Thursday, November 12, 2015

A Smart Weapon Revolution for the Infantry

Precision-guided weapons have revolutionized American airpower, enabling the kind of devastating strikes first seen in the 1991 Gulf War. To date, however, this revolution has largely happened outside the realm of ground combat. Especially for the infantry soldier, combat has changed little since World War II. With a brief introduction to the M4 carbine’s operation and night vision goggles, a D-Day soldier could be ready to fight in today’s infantry squads. Soon, that may no longer be the case. Precision-guided weapons are beginning to filter down to the squad level — a trend that could usher in the most dramatic changes in infantry tactics since the invention of the machine gun. Like the machine gun, this technology is likely to increase lethality on the battlefield dramatically. The United States must begin to prepare for these changes now.

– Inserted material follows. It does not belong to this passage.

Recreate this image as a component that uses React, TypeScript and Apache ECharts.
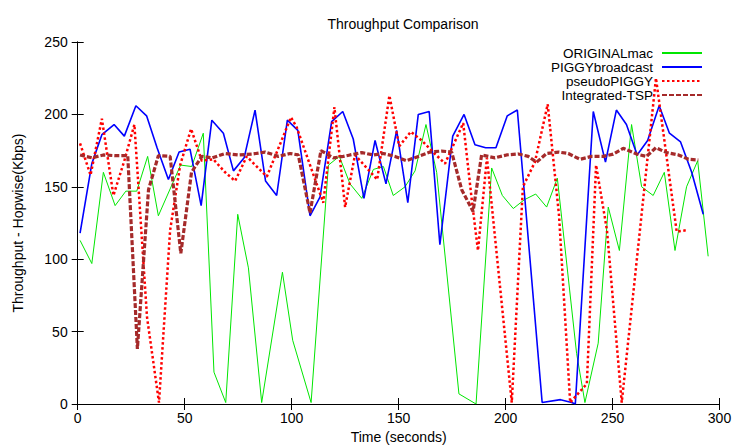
import React, { useEffect, useRef } from "react";
import * as echarts from "echarts";

const seriesNames = ["ORIGINALmac", "PIGGYbroadcast", "pseudoPIGGY", "Integrated-TSP"];

const originalMac: [number, number][] = [
  [1.1, 113], [6.6, 97], [12.0, 160], [17.5, 137], [22.5, 147], [27.6, 147], [32.7, 171], [37.7, 130],
  [48.1, 165], [53.3, 164], [58.7, 187], [63.7, 22], [69.2, 1], [74.8, 131], [79.8, 94], [86.0, 1],
  [95.7, 91], [100.5, 44], [109.1, 1], [117.2, 165], [122.3, 171], [127.3, 152], [132.8, 142], [138.2, 162],
  [142.9, 164], [147.5, 144], [153.0, 150], [157.7, 161], [162.8, 193], [167.8, 160], [178.2, 7], [186.2, 0],
  [193.5, 163], [198.5, 144], [203.6, 135], [208.7, 141], [214.1, 145], [219.2, 136], [224.2, 156], [233.2, 35],
  [237.1, 1], [243.3, 42], [248.0, 136], [253.2, 106], [258.9, 193], [263.6, 150], [269.0, 144], [274.2, 160],
  [279.2, 106], [284.6, 150], [289.8, 168], [294.7, 102],
];

const piggyBroadcast: [number, number][] = [
  [1.1, 118], [6.6, 166], [11.3, 186], [17.0, 193], [21.8, 185], [27.2, 206], [32.2, 199], [37.1, 177],
  [42.4, 155], [47.4, 174], [52.5, 176], [57.7, 137], [62.7, 196], [68.1, 187], [72.8, 161], [77.8, 170],
  [82.9, 203], [87.8, 154], [93.0, 144], [98.0, 196], [102.9, 189], [108.6, 130], [113.3, 143], [118.7, 195],
  [123.9, 202], [128.8, 183], [133.8, 142], [139.0, 182], [144.1, 152], [149.1, 189], [154.3, 139], [159.2, 200],
  [164.3, 202], [169.3, 110], [175.3, 185], [180.6, 200], [185.7, 179], [190.7, 177], [195.5, 177], [200.8, 199],
  [205.5, 203], [217.1, 1], [225.7, 3], [230.9, 1], [232.6, 0], [241.0, 202], [246.7, 167], [251.8, 203],
  [256.5, 193], [261.5, 172], [266.4, 182], [271.8, 206], [276.6, 187], [281.8, 181], [287.0, 160], [292.4, 131],
];

const pseudoPiggy: [number, number][] = [
  [1.1, 180], [6.0, 158], [11.3, 197], [16.7, 144], [21.8, 168], [26.5, 193], [32.4, 60], [38.0, 1],
  [43.2, 120], [47.9, 165], [53.0, 190], [58.0, 168], [63.4, 169], [68.9, 160], [73.6, 154], [79.0, 171],
  [88.4, 157], [99.7, 198], [102.4, 191], [114.8, 139], [120.0, 205], [125.0, 136], [129.6, 172], [135.1, 163],
  [140.0, 155], [145.7, 213], [150.3, 178], [155.7, 188], [160.8, 182], [166.1, 174], [171.7, 166], [180.2, 194],
  [184.2, 141], [187.1, 106], [191.3, 170], [202.9, 1], [208.1, 150], [213.7, 167], [219.7, 207], [225.0, 130],
  [230.2, 1], [238.0, 14], [242.3, 165], [247.4, 120], [254.3, 1], [270.3, 225], [280.0, 119], [284.6, 120],
];

const integratedTsp: [number, number][] = [
  [1.1, 172], [6.6, 170], [12.0, 172], [17.5, 171.5], [23.4, 171.5], [27.9, 38], [33.1, 148], [37.7, 171.5],
  [43.2, 171], [48.2, 104], [53.2, 160], [58.0, 171], [62.9, 170], [68.9, 173], [75.1, 172], [81.4, 172.6],
  [87.6, 174], [93.8, 171], [99.3, 173], [103.1, 172], [108.6, 132], [113.7, 175], [119.5, 170], [124.2, 171],
  [127.3, 172], [132.8, 173.6], [138.2, 172], [142.9, 173], [148.3, 171], [153.8, 168], [159.2, 171], [164.7, 174],
  [170.1, 174.7], [174.8, 174], [179.5, 148], [184.8, 133], [188.8, 172], [195.0, 170], [200.5, 172], [205.9, 172.7],
  [210.6, 171], [214.5, 167], [219.2, 173], [224.7, 174], [229.3, 173], [234.8, 169], [240.2, 171], [245.7, 171],
  [250.3, 172.6], [255.0, 176.6], [261.3, 172.6], [265.9, 171], [270.3, 177], [275.3, 173.6], [280.8, 172],
  [285.5, 169], [290.1, 168.5],
];

const FONT = "'Liberation Sans', Arial, Helvetica, sans-serif";

export default function App() {
  const ref = useRef<HTMLDivElement>(null);

  useEffect(() => {
    if (!ref.current) return;
    const chart = echarts.init(ref.current, undefined, { renderer: "svg" });
    const axisLine = { show: true, lineStyle: { color: "#000", width: 1 } };
    const tick = { show: true, inside: true, length: 6, lineStyle: { color: "#000", width: 1 } };
    const label = { color: "#000", fontSize: 14, fontFamily: FONT };

    chart.setOption({
      animation: false,
      backgroundColor: "#fff",
      title: {
        text: "Throughput Comparison",
        left: 398,
        top: 12,
        textAlign: "center",
        textStyle: { fontSize: 14, fontWeight: "normal", color: "#000", fontFamily: FONT },
      },
      legend: {
        data: seriesNames,
        orient: "vertical",
        align: "right",
        right: 37,
        top: 46,
        padding: 0,
        itemGap: 0,
        itemWidth: 40,
        itemHeight: 13.5,
        selectedMode: false,
        itemStyle: { opacity: 0 },
        textStyle: { fontSize: 13.5, color: "#000", fontFamily: FONT, lineHeight: 13.5, padding: [0, 4, 0, 0] },
      },
      grid: { left: 77.7, right: 20.5, top: 42, bottom: 41, containLabel: false, outerBoundsMode: "none" },
      xAxis: [
        {
          type: "value",
          min: 0,
          max: 300,
          interval: 50,
          position: "bottom",
          axisLine,
          axisTick: tick,
          splitLine: { show: false },
          axisLabel: { ...label, margin: 7 },
          name: "Time (seconds)",
          nameLocation: "middle",
          nameGap: 23,
          nameTextStyle: { ...label },
        },
        {
          type: "value",
          min: 0,
          max: 300,
          interval: 50,
          position: "top",
          axisLine,
          axisTick: tick,
          splitLine: { show: false },
          axisLabel: { show: false },
        },
      ],
      yAxis: [
        {
          type: "value",
          min: 0,
          max: 250,
          interval: 50,
          position: "left",
          axisLine,
          axisTick: tick,
          splitLine: { show: false },
          axisLabel: { ...label, margin: 10 },
          name: "Throughput - Hopwise(Kbps)",
          nameLocation: "middle",
          nameGap: 53,
          nameTextStyle: { ...label },
        },
        {
          type: "value",
          min: 0,
          max: 250,
          interval: 50,
          position: "right",
          axisLine,
          axisTick: tick,
          splitLine: { show: false },
          axisLabel: { show: false },
        },
      ],
      series: [
        {
          name: seriesNames[0],
          type: "line",
          data: originalMac,
          symbol: "none",
          itemStyle: { color: "#00e600" },
          lineStyle: { color: "#00e600", width: 1 },
        },
        {
          name: seriesNames[1],
          type: "line",
          data: piggyBroadcast,
          symbol: "none",
          itemStyle: { color: "#0000ff" },
          lineStyle: { color: "#0000ff", width: 1.6 },
        },
        {
          name: seriesNames[2],
          type: "line",
          data: pseudoPiggy,
          symbol: "none",
          itemStyle: { color: "#ff0000" },
          lineStyle: { color: "#ff0000", width: 2.5, type: [2.5, 2.5] },
        },
        {
          name: seriesNames[3],
          type: "line",
          data: integratedTsp,
          symbol: "none",
          itemStyle: { color: "#a52a2a" },
          lineStyle: { color: "#a52a2a", width: 3.2, type: [5, 2] },
        },
      ],
    });

    return () => chart.dispose();
  }, []);

  return (
    <div
      ref={ref}
      style={{ position: "absolute", left: 0, top: 0, width: 740, height: 445 }}
    />
  );
}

On the morning of July 1, 1916, 11 divisions of British troops marched forth, hoping to break the German lines entrenched north of the Somme in France. By the day’s end, 20,000 British soldiers lay dead, their largest single-day loss in the war. Sixty percent of all British officers in the advance were killed. Their deaths resulted from a mismatch in tactics and technology. The British were still employing infantry tactics from a previous era, but the invention of the machine gun had changed the rules of the game. While the British had used an early version of the machine gun, the Maxim gun, to great effect in colonial wars around the world, they had not yet faced an adversary similarly equipped. This single day mirrored the larger pattern of the Battle of the Somme and World War I. New technologies such as machine guns and railroads changed the rules of the game in surprising ways, and the result was a protracted, bloody stalemate.

Today, early signs of a new revolution in infantry combat are apparent. Improvements in computer processors and sensors are enabling smaller, lower-cost, and more ruggedized electronics. These, in turn, are putting the same game-changing advances in precision-guided munitions that revolutionized American airpower into the hands of the infantry soldier. The beginnings of this revolution can be seen across a range of first-generation precision-guided infantry weapons. While these weapons have limitations in their current form, such as weight and cost, they hint at the potential of what is to come. Just as early arquebus matchlock guns had limitations, but signaled the firearms revolution that followed, these first-generation weapons similarly show the nascent potential of precision-guided weapons in ground combat.